:: WRITTEN INSTRUCTION ::
Below this line are records; write out exactly the lines from the one containing "Output the component" through the one containing "CartesianGrid, ReferenceLine, Label", with the pictures left out.

:: DATA SUPPLIED ::
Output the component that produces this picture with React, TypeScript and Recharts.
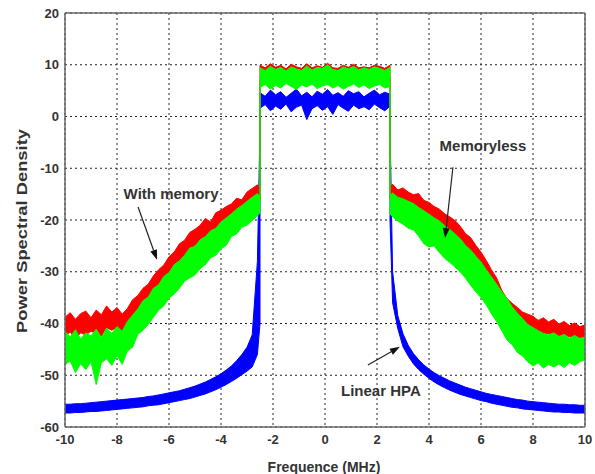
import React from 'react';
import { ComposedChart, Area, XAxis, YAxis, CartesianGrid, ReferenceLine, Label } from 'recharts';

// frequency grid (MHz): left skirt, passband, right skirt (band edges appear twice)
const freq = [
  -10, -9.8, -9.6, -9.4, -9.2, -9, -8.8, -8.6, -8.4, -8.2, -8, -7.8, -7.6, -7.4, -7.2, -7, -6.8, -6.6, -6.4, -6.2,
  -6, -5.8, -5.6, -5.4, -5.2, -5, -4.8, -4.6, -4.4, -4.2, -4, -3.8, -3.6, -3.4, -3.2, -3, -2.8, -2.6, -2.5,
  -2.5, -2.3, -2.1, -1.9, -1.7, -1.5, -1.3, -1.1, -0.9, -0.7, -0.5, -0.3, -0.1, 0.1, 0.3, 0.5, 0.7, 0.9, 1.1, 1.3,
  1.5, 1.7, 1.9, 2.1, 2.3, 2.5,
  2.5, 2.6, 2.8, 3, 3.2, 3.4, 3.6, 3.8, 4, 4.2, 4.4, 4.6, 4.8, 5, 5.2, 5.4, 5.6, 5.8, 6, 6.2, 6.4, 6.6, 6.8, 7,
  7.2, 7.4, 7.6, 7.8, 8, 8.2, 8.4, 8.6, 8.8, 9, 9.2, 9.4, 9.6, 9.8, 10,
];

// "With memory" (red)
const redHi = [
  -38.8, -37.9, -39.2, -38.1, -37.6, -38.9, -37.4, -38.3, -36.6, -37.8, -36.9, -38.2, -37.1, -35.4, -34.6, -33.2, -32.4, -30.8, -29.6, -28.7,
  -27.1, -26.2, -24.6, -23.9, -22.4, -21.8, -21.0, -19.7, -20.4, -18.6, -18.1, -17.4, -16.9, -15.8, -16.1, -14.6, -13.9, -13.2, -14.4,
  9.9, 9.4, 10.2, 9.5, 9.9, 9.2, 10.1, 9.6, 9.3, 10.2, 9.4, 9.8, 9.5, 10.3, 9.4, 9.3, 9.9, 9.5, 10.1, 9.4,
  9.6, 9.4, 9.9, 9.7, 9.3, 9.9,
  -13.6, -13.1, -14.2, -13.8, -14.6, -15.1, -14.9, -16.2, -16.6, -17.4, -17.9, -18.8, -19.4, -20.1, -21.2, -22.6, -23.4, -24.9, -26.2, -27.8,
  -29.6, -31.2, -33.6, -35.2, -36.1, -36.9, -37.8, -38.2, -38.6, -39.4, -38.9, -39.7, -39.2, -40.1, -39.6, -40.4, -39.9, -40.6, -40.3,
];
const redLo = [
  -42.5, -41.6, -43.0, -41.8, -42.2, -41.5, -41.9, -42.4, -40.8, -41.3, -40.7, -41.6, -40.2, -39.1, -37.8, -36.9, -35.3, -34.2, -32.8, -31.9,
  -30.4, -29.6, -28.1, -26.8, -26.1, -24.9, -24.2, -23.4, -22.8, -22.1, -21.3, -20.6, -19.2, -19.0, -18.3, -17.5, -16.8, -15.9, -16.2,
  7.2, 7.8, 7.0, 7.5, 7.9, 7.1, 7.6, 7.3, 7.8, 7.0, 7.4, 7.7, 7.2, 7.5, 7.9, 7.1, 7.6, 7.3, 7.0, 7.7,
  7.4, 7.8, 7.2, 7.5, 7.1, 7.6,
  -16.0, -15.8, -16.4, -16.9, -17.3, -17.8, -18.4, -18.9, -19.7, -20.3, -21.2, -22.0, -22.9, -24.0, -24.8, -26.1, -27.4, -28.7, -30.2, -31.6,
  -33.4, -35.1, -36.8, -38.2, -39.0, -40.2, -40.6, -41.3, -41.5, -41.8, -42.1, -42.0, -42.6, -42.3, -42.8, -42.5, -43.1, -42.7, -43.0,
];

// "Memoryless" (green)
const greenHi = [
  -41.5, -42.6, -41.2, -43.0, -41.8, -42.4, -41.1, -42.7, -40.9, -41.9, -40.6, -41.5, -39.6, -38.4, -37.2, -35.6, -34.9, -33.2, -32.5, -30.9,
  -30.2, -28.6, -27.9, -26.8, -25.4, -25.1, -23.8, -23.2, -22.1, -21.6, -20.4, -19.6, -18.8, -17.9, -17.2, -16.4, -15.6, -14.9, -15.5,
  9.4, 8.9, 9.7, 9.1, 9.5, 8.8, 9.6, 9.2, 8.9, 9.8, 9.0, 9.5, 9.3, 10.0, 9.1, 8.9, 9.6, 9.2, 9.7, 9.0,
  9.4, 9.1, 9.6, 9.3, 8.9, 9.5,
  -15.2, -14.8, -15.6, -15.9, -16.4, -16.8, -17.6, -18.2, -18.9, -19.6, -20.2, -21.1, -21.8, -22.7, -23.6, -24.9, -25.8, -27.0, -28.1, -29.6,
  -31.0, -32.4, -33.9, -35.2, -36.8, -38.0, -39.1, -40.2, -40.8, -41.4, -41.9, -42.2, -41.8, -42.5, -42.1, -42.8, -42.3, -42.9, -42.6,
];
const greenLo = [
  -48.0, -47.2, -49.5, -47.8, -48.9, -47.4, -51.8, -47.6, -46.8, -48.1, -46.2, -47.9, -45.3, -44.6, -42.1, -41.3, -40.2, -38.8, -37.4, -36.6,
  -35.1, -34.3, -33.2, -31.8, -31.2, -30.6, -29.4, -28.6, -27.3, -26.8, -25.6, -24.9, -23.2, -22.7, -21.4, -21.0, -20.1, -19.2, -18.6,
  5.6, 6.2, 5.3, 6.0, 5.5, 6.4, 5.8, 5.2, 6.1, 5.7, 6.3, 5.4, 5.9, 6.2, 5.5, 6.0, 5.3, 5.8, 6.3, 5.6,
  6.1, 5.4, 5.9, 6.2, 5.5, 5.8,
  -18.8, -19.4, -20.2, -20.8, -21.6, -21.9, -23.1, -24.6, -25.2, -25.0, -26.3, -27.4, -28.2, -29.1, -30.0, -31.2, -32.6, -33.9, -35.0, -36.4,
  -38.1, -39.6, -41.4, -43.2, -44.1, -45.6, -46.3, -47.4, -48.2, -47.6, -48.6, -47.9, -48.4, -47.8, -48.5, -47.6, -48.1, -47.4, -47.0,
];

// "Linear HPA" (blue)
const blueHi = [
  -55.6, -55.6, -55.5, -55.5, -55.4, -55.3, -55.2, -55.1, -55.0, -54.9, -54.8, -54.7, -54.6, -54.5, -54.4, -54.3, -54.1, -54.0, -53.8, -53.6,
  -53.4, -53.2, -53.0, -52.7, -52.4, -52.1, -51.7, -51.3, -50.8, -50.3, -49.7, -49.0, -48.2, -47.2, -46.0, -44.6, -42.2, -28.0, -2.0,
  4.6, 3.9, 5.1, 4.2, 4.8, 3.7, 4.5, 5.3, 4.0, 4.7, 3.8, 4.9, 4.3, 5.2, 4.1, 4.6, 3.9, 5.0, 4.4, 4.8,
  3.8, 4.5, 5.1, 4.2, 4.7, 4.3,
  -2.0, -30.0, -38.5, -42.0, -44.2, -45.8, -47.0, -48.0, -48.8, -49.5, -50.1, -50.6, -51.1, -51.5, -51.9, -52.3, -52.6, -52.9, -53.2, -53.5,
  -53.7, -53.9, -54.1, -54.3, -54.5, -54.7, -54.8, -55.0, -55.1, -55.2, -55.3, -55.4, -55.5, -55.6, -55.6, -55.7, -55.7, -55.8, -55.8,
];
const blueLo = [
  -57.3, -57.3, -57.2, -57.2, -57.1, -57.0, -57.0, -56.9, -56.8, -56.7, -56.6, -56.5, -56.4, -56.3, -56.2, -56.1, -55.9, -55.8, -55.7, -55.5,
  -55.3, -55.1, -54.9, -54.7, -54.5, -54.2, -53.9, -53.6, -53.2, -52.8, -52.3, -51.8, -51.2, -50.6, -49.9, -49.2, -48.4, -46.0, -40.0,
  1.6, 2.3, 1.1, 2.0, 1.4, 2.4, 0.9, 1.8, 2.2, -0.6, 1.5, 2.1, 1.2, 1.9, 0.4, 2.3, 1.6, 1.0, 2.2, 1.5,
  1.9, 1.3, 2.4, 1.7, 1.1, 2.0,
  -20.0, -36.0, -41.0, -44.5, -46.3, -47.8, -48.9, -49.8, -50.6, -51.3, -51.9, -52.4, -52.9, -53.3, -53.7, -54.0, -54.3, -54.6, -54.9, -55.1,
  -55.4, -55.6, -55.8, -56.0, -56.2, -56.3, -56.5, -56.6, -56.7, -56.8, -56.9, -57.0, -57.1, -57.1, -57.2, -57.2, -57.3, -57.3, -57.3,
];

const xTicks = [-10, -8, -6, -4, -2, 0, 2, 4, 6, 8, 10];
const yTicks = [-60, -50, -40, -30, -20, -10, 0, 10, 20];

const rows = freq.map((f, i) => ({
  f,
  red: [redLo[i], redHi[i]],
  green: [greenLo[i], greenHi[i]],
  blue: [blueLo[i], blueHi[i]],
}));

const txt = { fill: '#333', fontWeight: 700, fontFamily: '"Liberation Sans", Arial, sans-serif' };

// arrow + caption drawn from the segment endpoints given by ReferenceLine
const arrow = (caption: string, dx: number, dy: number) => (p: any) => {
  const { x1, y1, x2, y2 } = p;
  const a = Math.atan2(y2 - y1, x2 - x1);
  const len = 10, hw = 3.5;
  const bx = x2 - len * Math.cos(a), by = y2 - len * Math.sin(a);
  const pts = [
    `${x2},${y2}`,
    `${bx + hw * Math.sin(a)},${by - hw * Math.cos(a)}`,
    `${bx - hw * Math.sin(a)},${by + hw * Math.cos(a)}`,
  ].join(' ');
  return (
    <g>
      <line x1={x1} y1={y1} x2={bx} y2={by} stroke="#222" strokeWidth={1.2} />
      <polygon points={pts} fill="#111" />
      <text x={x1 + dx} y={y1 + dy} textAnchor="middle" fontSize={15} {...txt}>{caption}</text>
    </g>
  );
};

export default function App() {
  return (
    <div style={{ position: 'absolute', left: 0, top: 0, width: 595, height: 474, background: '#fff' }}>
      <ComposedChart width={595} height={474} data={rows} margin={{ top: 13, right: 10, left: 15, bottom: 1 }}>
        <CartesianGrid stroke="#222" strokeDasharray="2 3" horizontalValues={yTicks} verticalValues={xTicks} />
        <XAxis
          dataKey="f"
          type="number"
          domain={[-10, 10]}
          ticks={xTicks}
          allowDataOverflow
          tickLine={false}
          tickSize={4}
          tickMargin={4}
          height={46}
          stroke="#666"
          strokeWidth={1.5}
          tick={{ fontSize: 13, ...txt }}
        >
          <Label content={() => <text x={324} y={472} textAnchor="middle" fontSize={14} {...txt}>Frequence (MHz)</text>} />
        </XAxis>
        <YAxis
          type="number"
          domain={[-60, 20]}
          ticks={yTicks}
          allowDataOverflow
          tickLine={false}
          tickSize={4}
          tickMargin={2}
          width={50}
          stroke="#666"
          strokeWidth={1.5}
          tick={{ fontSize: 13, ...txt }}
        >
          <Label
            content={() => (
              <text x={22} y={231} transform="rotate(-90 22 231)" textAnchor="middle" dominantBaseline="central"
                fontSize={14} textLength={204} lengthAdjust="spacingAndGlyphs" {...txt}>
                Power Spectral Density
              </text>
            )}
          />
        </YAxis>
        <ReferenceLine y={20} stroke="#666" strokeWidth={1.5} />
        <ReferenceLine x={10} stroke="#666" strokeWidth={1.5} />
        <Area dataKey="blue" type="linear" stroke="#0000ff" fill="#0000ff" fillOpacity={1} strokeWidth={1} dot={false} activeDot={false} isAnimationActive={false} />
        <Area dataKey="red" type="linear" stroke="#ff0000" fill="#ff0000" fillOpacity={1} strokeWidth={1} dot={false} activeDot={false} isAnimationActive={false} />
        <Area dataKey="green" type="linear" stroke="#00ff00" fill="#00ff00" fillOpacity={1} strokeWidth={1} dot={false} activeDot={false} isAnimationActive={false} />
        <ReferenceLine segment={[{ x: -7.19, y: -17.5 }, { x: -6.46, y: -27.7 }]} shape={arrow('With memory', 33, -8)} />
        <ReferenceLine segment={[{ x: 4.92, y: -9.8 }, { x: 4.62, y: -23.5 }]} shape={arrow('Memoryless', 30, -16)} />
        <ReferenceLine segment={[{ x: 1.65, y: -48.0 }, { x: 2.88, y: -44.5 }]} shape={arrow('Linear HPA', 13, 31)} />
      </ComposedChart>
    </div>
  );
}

---

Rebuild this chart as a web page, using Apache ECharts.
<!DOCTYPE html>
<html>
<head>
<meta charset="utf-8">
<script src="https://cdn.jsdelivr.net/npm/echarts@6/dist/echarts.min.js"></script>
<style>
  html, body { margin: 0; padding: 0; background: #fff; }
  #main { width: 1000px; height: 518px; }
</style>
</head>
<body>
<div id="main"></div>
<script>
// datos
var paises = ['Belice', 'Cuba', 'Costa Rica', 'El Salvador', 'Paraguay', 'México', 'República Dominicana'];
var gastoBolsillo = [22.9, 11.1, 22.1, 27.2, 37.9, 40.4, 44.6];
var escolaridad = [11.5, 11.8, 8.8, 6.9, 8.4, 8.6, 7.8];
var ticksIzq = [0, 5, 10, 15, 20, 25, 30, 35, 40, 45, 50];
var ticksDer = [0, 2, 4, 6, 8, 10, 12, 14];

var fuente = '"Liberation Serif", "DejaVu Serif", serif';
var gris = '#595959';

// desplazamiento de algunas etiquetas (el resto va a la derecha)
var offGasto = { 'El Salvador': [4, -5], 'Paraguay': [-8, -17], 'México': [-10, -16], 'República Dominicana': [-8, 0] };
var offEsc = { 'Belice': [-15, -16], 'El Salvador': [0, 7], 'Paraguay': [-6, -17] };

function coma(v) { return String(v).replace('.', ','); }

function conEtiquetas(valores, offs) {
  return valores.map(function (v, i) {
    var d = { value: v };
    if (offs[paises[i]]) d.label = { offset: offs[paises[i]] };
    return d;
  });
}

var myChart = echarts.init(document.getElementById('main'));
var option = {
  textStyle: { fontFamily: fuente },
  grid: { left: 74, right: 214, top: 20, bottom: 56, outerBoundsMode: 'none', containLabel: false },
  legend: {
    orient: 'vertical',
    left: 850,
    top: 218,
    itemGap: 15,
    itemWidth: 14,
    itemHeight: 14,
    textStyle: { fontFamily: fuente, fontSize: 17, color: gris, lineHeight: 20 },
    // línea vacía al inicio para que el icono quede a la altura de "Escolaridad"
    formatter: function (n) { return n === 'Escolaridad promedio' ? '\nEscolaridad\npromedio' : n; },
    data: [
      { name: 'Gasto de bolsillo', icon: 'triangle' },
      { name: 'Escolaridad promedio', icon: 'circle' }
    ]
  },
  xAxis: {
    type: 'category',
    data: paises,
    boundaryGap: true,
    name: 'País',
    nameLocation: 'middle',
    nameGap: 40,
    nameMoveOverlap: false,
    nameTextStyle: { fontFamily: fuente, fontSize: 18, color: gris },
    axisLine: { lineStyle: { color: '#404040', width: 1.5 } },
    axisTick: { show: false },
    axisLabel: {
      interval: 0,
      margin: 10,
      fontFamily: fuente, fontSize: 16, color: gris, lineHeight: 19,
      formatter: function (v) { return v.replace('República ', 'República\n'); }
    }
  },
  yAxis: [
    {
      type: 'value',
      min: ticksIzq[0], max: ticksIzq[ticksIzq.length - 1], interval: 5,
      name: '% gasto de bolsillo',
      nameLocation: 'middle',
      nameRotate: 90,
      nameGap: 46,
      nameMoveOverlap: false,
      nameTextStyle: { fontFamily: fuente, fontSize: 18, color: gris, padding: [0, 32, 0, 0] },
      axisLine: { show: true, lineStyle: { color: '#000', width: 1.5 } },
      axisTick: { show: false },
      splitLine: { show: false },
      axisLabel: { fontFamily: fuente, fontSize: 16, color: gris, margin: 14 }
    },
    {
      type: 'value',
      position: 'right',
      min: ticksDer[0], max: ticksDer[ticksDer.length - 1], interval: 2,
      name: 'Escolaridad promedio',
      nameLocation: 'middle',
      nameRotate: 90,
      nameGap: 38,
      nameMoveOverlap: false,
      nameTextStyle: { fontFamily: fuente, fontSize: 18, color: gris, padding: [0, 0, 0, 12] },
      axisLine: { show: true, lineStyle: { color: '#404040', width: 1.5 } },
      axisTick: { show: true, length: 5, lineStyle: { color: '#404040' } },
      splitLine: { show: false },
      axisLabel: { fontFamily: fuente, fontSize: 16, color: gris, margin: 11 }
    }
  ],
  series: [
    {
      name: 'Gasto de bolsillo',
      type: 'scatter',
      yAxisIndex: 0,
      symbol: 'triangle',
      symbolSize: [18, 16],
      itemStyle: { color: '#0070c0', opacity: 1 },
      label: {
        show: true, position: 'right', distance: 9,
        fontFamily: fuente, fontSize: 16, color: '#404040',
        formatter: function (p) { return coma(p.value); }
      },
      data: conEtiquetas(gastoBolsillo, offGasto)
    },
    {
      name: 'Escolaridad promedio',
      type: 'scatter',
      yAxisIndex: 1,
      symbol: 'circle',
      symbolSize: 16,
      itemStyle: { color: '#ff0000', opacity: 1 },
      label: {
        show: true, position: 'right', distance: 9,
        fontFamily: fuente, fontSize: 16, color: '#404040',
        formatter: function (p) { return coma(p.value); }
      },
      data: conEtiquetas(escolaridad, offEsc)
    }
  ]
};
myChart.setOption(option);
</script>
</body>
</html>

:: SOLUTION FOR THIS PROBLEM ::
Output the component that produces this picture with React, TypeScript and Recharts.
import React from 'react';
import { ComposedChart, Area, XAxis, YAxis, CartesianGrid, ReferenceLine, Label } from 'recharts';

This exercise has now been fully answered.